SUPPLIED INFORMATION:

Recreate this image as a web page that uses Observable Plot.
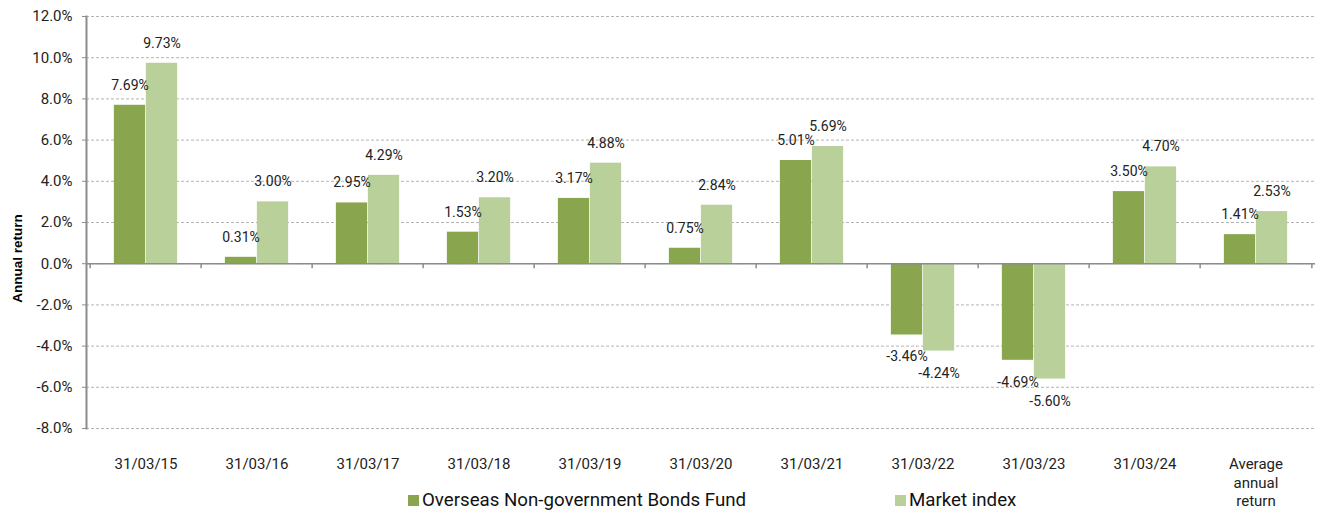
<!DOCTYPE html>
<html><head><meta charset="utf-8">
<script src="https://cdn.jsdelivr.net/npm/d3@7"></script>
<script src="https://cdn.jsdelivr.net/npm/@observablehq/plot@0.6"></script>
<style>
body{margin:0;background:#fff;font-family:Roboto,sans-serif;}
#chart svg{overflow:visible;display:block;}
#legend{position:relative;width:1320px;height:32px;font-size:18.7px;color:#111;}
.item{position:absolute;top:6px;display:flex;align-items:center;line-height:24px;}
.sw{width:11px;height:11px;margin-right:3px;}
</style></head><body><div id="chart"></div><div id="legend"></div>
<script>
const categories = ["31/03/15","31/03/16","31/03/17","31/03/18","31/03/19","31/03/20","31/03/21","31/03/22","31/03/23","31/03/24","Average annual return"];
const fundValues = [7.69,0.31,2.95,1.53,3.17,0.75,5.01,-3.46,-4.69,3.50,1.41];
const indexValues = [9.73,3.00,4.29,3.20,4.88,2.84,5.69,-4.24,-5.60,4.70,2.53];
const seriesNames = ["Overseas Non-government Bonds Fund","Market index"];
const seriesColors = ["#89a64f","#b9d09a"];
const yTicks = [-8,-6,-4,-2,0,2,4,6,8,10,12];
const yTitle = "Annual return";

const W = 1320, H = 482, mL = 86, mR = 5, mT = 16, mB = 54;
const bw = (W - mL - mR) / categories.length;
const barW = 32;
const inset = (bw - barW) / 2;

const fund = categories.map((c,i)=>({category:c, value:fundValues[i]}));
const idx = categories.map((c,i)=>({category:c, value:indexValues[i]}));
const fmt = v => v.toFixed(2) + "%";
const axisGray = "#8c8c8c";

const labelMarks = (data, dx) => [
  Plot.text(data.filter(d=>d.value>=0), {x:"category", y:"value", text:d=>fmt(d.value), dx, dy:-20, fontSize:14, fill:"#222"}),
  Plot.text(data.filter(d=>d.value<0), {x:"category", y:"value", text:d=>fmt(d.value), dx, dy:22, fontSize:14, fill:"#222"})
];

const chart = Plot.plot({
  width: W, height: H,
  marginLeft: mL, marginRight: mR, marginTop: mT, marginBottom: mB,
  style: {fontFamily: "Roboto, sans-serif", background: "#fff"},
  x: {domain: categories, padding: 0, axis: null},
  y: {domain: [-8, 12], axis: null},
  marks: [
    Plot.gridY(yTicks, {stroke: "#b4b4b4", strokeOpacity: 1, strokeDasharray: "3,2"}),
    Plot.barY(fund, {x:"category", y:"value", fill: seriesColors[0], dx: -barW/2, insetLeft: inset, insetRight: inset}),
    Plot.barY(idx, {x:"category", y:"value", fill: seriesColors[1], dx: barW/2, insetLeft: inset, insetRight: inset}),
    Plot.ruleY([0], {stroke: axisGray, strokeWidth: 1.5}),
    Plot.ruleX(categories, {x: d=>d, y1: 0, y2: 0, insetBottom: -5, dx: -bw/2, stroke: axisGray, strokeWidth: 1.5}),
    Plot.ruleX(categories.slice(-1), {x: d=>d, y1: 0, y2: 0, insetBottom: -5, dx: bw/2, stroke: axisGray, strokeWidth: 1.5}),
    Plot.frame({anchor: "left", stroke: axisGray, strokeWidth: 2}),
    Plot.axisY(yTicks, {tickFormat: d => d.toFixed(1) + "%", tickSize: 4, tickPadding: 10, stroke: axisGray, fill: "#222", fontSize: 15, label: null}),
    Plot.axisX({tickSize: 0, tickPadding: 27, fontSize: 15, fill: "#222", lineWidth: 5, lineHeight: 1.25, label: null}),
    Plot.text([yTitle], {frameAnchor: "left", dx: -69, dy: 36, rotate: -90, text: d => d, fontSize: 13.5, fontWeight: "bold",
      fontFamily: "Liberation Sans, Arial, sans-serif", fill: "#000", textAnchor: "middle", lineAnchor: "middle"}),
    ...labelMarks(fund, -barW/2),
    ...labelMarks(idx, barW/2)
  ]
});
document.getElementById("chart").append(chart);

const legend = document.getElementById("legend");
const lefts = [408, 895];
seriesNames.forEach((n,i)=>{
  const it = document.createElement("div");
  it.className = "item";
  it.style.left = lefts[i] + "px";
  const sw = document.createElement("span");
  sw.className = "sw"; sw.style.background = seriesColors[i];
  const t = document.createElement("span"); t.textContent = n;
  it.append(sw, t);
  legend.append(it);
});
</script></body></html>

YOUR TASK:
Pictures are excluded; copy all other data exactly as shown.

EXERCISE RESULT:
Recreate this image as a web page that uses Observable Plot.
<!DOCTYPE html>
<html><head><meta charset="utf-8">
<script src="https://cdn.jsdelivr.net/npm/d3@7"></script>
<script src="https://cdn.jsdelivr.net/npm/@observablehq/plot@0.6"></script>
<style>
body{margin:0;background:#fff;font-family:Roboto,sans-serif;}
#chart svg{overflow:visible;display:block;}
#legend{position:relative;width:1320px;height:32px;font-size:18.7px;color:#111;}
.item{position:absolute;top:6px;display:flex;align-items:center;line-height:24px;}
.sw{width:11px;height:11px;margin-right:3px;}
</style></head><body><div id="chart"></div><div id="legend"></div>
<script>
const categories = ["31/03/15","31/03/16","31/03/17","31/03/18","31/03/19","31/03/20","31/03/21","31/03/22","31/03/23","31/03/24","Average annual return"];
const fundValues = [7.69,0.31,2.95,1.53,3.17,0.75,5.01,-3.46,-4.69,3.50,1.41];
const indexValues = [9.73,3.00,4.29,3.20,4.88,2.84,5.69,-4.24,-5.60,4.70,2.53];
const seriesNames = ["Overseas Non-government Bonds Fund","Market index"];
const seriesColors = ["#89a64f","#b9d09a"];
const yTicks = [-8,-6,-4,-2,0,2,4,6,8,10,12];
const yTitle = "Annual return";

const W = 1320, H = 482, mL = 86, mR = 5, mT = 16, mB = 54;
const bw = (W - mL - mR) / categories.length;
const barW = 32;
const inset = (bw - barW) / 2;

const fund = categories.map((c,i)=>({category:c, value:fundValues[i]}));
const idx = categories.map((c,i)=>({category:c, value:indexValues[i]}));
const fmt = v => v.toFixed(2) + "%";
const axisGray = "#8c8c8c";

const labelMarks = (data, dx) => [
  Plot.text(data.filter(d=>d.value>=0), {x:"category", y:"value", text:d=>fmt(d.value), dx, dy:-20, fontSize:14, fill:"#222"}),
  Plot.text(data.filter(d=>d.value<0), {x:"category", y:"value", text:d=>fmt(d.value), dx, dy:22, fontSize:14, fill:"#222"})
];

const chart = Plot.plot({
  width: W, height: H,
  marginLeft: mL, marginRight: mR, marginTop: mT, marginBottom: mB,
  style: {fontFamily: "Roboto, sans-serif", background: "#fff"},
  x: {domain: categories, padding: 0, axis: null},
  y: {domain: [-8, 12], axis: null},
  marks: [
    Plot.gridY(yTicks, {stroke: "#b4b4b4", strokeOpacity: 1, strokeDasharray: "3,2"}),
    Plot.barY(fund, {x:"category", y:"value", fill: seriesColors[0], dx: -barW/2, insetLeft: inset, insetRight: inset}),
    Plot.barY(idx, {x:"category", y:"value", fill: seriesColors[1], dx: barW/2, insetLeft: inset, insetRight: inset}),
    Plot.ruleY([0], {stroke: axisGray, strokeWidth: 1.5}),
    Plot.ruleX(categories, {x: d=>d, y1: 0, y2: 0, insetBottom: -5, dx: -bw/2, stroke: axisGray, strokeWidth: 1.5}),
    Plot.ruleX(categories.slice(-1), {x: d=>d, y1: 0, y2: 0, insetBottom: -5, dx: bw/2, stroke: axisGray, strokeWidth: 1.5}),
    Plot.frame({anchor: "left", stroke: axisGray, strokeWidth: 2}),
    Plot.axisY(yTicks, {tickFormat: d => d.toFixed(1) + "%", tickSize: 4, tickPadding: 10, stroke: axisGray, fill: "#222", fontSize: 15, label: null}),
    Plot.axisX({tickSize: 0, tickPadding: 27, fontSize: 15, fill: "#222", lineWidth: 5, lineHeight: 1.25, label: null}),
    Plot.text([yTitle], {frameAnchor: "left", dx: -69, dy: 36, rotate: -90, text: d => d, fontSize: 13.5, fontWeight: "bold",
      fontFamily: "Liberation Sans, Arial, sans-serif", fill: "#000", textAnchor: "middle", lineAnchor: "middle"}),
    ...labelMarks(fund, -barW/2),
    ...labelMarks(idx, barW/2)
  ]
});
document.getElementById("chart").append(chart);

const legend = document.getElementById("legend");
const lefts = [408, 895];
seriesNames.forEach((n,i)=>{
  const it = document.createElement("div");
  it.className = "item";
  it.style.left = lefts[i] + "px";
  const sw = document.createElement("span");
  sw.className = "sw"; sw.style.background = seriesColors[i];
  const t = document.createElement("span"); t.textContent = n;
  it.append(sw, t);
  legend.append(it);
});
</script></body></html>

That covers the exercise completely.